> SOURCE DATA:
※ ※ ※

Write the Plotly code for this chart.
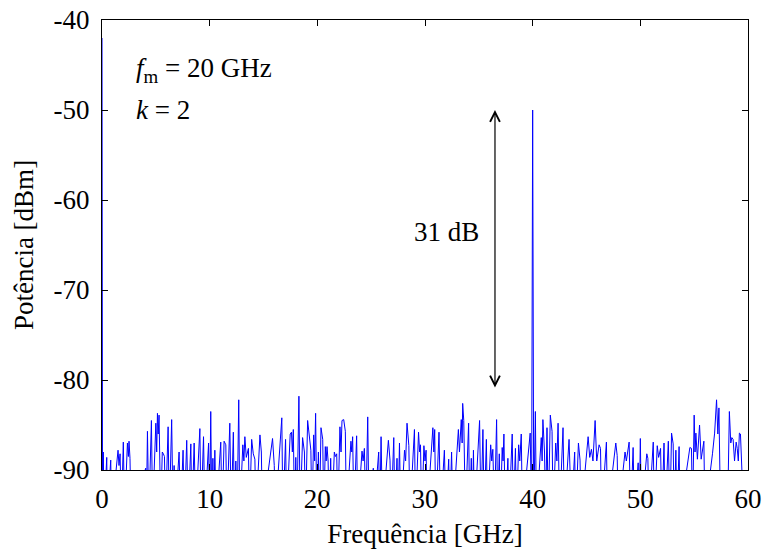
import plotly.graph_objects as go

# Spectrum samples (frequency in GHz, power in dBm).
# Points at -95 dBm lie below the visible floor (-90 dBm) and are clipped.
freq_ghz = [
    0.0, 0.05, 0.12, 0.2, 0.44, 0.5, 0.81, 0.9, 1.49, 1.58, 1.68, 1.8, 1.98, 2.1, 2.36, 2.45, 2.51, 2.6, 2.7,
    4.06, 4.12, 4.22, 4.35, 4.59, 4.7, 4.93, 5.0, 5.08, 5.15, 5.22, 5.3, 5.45, 5.6, 5.7, 5.8, 5.9,
    6.14, 6.25, 6.47, 6.6, 6.7, 6.8, 7.16, 7.3, 7.53, 7.65, 7.87, 8.0, 8.25, 8.35, 8.56, 8.7,
    9.09, 9.2, 9.43, 9.55, 9.9, 10.0, 10.1, 10.2, 10.3, 10.38, 10.48, 10.6, 11.03, 11.15, 11.34, 11.5, 11.6,
    11.87, 12.0, 12.2, 12.3, 12.43, 12.55, 12.7, 12.8, 13.08, 13.18, 13.27, 13.4, 13.6, 13.7, 13.9, 14.05,
    14.2, 14.3, 14.67, 14.8, 14.9, 15.68, 15.84, 16.0, 16.1, 16.7, 16.8, 17.05, 17.15, 17.48, 17.6, 17.68,
    17.77, 17.88, 18.0, 18.1, 18.29, 18.4, 18.63, 18.8, 18.9, 19.1, 19.3, 19.4, 19.5, 19.66, 19.75, 19.84,
    19.95, 20.1, 20.2, 20.34, 20.5, 20.6, 20.74, 20.82, 20.9, 21.0, 21.1, 21.24, 21.35, 21.58, 21.68, 21.8,
    21.9, 22.1, 22.2, 22.29, 22.45, 22.6, 22.7, 23.12, 23.2, 23.28, 23.4, 23.65, 23.75, 24.15, 24.25, 24.37,
    24.5, 24.68, 24.8, 25.2, 25.25, 25.7, 25.8, 25.92, 26.05, 26.6, 26.75, 26.85, 27.1, 27.2, 27.4, 27.5,
    27.63, 27.75, 28.1, 28.2, 28.33, 28.5, 28.6, 29.02, 29.12, 29.4, 29.5, 29.58, 29.7, 29.9, 30.0, 30.1,
    30.2, 30.73, 30.82, 30.9, 31.0, 31.3, 31.45, 31.8, 31.95, 32.2, 32.3, 32.47, 32.6, 33.1, 33.2, 33.37,
    33.45, 33.5, 33.6, 33.75, 34.05, 34.15, 34.3, 34.4, 34.5, 34.6, 35.07, 35.2, 35.38, 35.5, 35.7, 35.8,
    36.1, 36.2, 36.3, 36.45, 36.65, 36.75, 36.9, 37.0, 37.17, 37.25, 37.33, 37.45, 37.7, 37.8, 38.1, 38.2,
    38.4, 38.5, 38.7, 38.8, 38.94, 39.05, 39.77, 39.9, 40.0, 40.1, 40.25, 40.35, 40.8, 40.88, 40.95, 41.1,
    41.2, 41.33, 41.45, 41.64, 41.8, 41.9, 42.14, 42.25, 42.36, 42.5, 42.82, 42.95, 43.38, 43.5, 43.6, 43.9,
    44.0, 44.25, 44.4, 44.5, 45.0, 45.15, 45.3, 45.46, 45.6, 45.8, 45.95, 46.17, 46.3, 46.4, 46.85, 46.95,
    47.72, 47.85, 47.95, 48.58, 48.7, 48.96, 49.1, 49.33, 49.45, 49.8, 49.9, 50.0, 50.1, 50.6, 50.7, 50.8,
    51.2, 51.3, 51.57, 51.7, 51.88, 52.0, 52.2, 52.3, 52.6, 52.75, 52.9, 53.05, 53.15, 53.3, 53.4, 53.6,
    53.7, 54.6, 54.75, 54.85, 55.0, 55.08, 55.16, 55.3, 55.5, 55.65, 55.9, 56.0, 56.7, 56.9, 57.08, 57.2,
    57.3, 57.45, 58.1, 58.27, 58.4, 58.5, 58.62, 58.75, 58.9, 59.0, 59.1, 59.2, 59.3, 59.45, 59.6, 60.0,
]
power_dbm = [
    -42.0, -95, -88.0, -95, -88.6, -95, -88.9, -95, -87.8, -89.5, -88.2, -95, -86.9, -95, -87.0, -88.5, -86.8, -88.7, -95,
    -89.8, -95, -85.7, -95, -84.5, -95, -88.0, -84.8, -88.0, -83.7, -86.0, -83.9, -95, -88.0, -88.2, -88.5, -95,
    -85.2, -95, -84.4, -95, -89.5, -95, -88.0, -95, -87.8, -95, -86.7, -95, -87.1, -95, -87.0, -95,
    -85.4, -95, -86.3, -95, -87.0, -95, -83.5, -95, -88.7, -95, -87.8, -95, -86.9, -95, -86.8, -87.2, -95,
    -84.8, -95, -85.8, -95, -89.0, -95, -82.2, -95, -87.2, -89.0, -86.3, -88.6, -87.6, -95, -86.6, -88.2,
    -88.8, -95, -86.1, -88.0, -95, -87.6, -86.5, -89.5, -95, -84.2, -95, -86.6, -95, -86.0, -85.8, -88.0,
    -85.5, -95, -88.6, -95, -81.8, -95, -86.4, -88.0, -95, -84.5, -87.0, -87.8, -95, -86.1, -89.0, -83.7,
    -95, -88.0, -95, -85.3, -86.6, -95, -87.4, -89.0, -87.4, -89.0, -95, -88.7, -95, -88.0, -88.5, -88.2,
    -95, -85.2, -88.0, -84.5, -84.4, -85.7, -95, -86.8, -88.0, -86.3, -95, -86.2, -95, -87.9, -89.0, -87.6,
    -95, -84.1, -95, -89.8, -95, -88.0, -95, -86.3, -95, -86.7, -88.9, -95, -86.4, -95, -88.7, -95,
    -87.0, -95, -87.8, -89.0, -84.8, -87.3, -95, -85.5, -95, -85.8, -88.0, -87.2, -95, -87.3, -89.0, -87.8,
    -95, -85.3, -88.0, -85.5, -95, -85.8, -95, -87.8, -95, -88.8, -95, -88.0, -95, -85.5, -88.0, -84.4,
    -87.0, -82.6, -84.5, -95, -84.8, -95, -88.7, -95, -87.8, -95, -84.5, -95, -85.5, -95, -86.6, -95,
    -87.2, -89.0, -87.7, -95, -84.4, -95, -88.2, -95, -87.5, -89.0, -86.0, -95, -88.7, -95, -86.0, -95,
    -87.6, -95, -87.2, -89.0, -86.0, -95, -85.9, -95, -50.0, -95, -83.5, -95, -86.4, -89.0, -84.4, -88.0,
    -95, -85.3, -95, -83.9, -85.7, -95, -87.0, -89.0, -84.8, -95, -85.3, -95, -86.6, -89.5, -95, -88.0,
    -95, -87.0, -88.9, -95, -88.2, -86.3, -88.6, -87.7, -89.0, -84.5, -89.0, -87.2, -87.6, -95, -86.9, -95,
    -87.0, -88.4, -95, -88.0, -89.0, -86.9, -95, -87.5, -95, -89.2, -95, -86.5, -95, -88.2, -88.7, -95,
    -86.9, -95, -87.3, -88.6, -87.6, -95, -87.0, -95, -86.8, -95, -85.9, -87.1, -95, -87.8, -95, -87.4,
    -95, -87.5, -87.6, -95, -83.9, -88.0, -85.9, -88.8, -85.0, -88.8, -86.8, -95, -88.2, -85.9, -82.2, -86.0,
    -83.1, -95, -95, -83.5, -87.0, -86.4, -86.6, -89.0, -86.9, -87.6, -89.0, -85.9, -86.0, -89.5, -95, -95,
]

x_ticks = [0, 10, 20, 30, 40, 50, 60]
x_tick_text = ["0", "10", "20", "30", "40", "50", "60"]
y_ticks = [-90, -80, -70, -60, -50, -40]
y_tick_text = ["-90", "-80", "-70", "-60", "-50", "-40"]
x_range = [0, 60]
y_range = [-90, -40]

# Annotation values
fm_label = "<i>f</i><sub>m</sub> = 20 GHz"
k_label = "<i>k</i> = 2"
gap_label = "31 dB"
arrow_x = 36.5
arrow_top = -50
arrow_bottom = -81

FONT = "Liberation Serif, Times New Roman, serif"
FS = 27

fig = go.Figure()
fig.add_trace(go.Scatter(
    x=freq_ghz, y=power_dbm, mode="lines",
    line=dict(color="#0000ff", width=1),
    cliponaxis=True, showlegend=False, hoverinfo="x+y",
))

axis_common = dict(
    showline=True, linecolor="black", linewidth=1.2, mirror="ticks",
    ticks="inside", ticklen=6, tickcolor="black", tickwidth=1,
    showgrid=False, zeroline=False, automargin=False,
    tickfont=dict(family=FONT, size=FS, color="black"),
)

fig.update_layout(
    width=763, height=549,
    margin=dict(l=102, r=15, t=20, b=79),
    paper_bgcolor="white", plot_bgcolor="white",
    font=dict(family=FONT, color="black"),
    xaxis=dict(range=x_range, tickvals=x_ticks, ticktext=x_tick_text, **axis_common,
               ticklabelstandoff=4,
               title=dict(text="Frequência [GHz]", font=dict(family=FONT, size=FS), standoff=16)),
    yaxis=dict(range=y_range, tickvals=y_ticks, ticktext=y_tick_text, **axis_common,
               ticklabelstandoff=6,
               title=dict(text="Potência [dBm]", font=dict(family=FONT, size=FS), standoff=12)),
    annotations=[
        dict(x=3.0, y=-45.6, xref="x", yref="y", text=fm_label, showarrow=False,
             xanchor="left", yanchor="middle", font=dict(family=FONT, size=FS)),
        dict(x=3.0, y=-50.0, xref="x", yref="y", text=k_label, showarrow=False,
             xanchor="left", yanchor="middle", font=dict(family=FONT, size=FS)),
        dict(x=32.0, y=-63.6, xref="x", yref="y", text=gap_label, showarrow=False,
             xanchor="center", yanchor="middle", font=dict(family=FONT, size=FS)),
        dict(x=arrow_x, y=arrow_top, ax=arrow_x, ay=arrow_bottom, xref="x", yref="y",
             axref="x", ayref="y", text="", showarrow=True, arrowside="end+start",
             arrowhead=5, startarrowhead=5, arrowsize=1.6, startarrowsize=1.6,
             arrowwidth=1.2, arrowcolor="black", standoff=0, startstandoff=0),
    ],
)

fig.write_html("out.html", config={"displayModeBar": False},
               post_script="document.body.style.margin='0px';")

※ ※ ※

Please reproduce the listing exactly from its opening line through the line that contains "import plotly.graph_objects as go", both included, with all pictures omitted.

> SOLUTION TO THIS TASK:
Write the Plotly code for this chart.
import plotly.graph_objects as go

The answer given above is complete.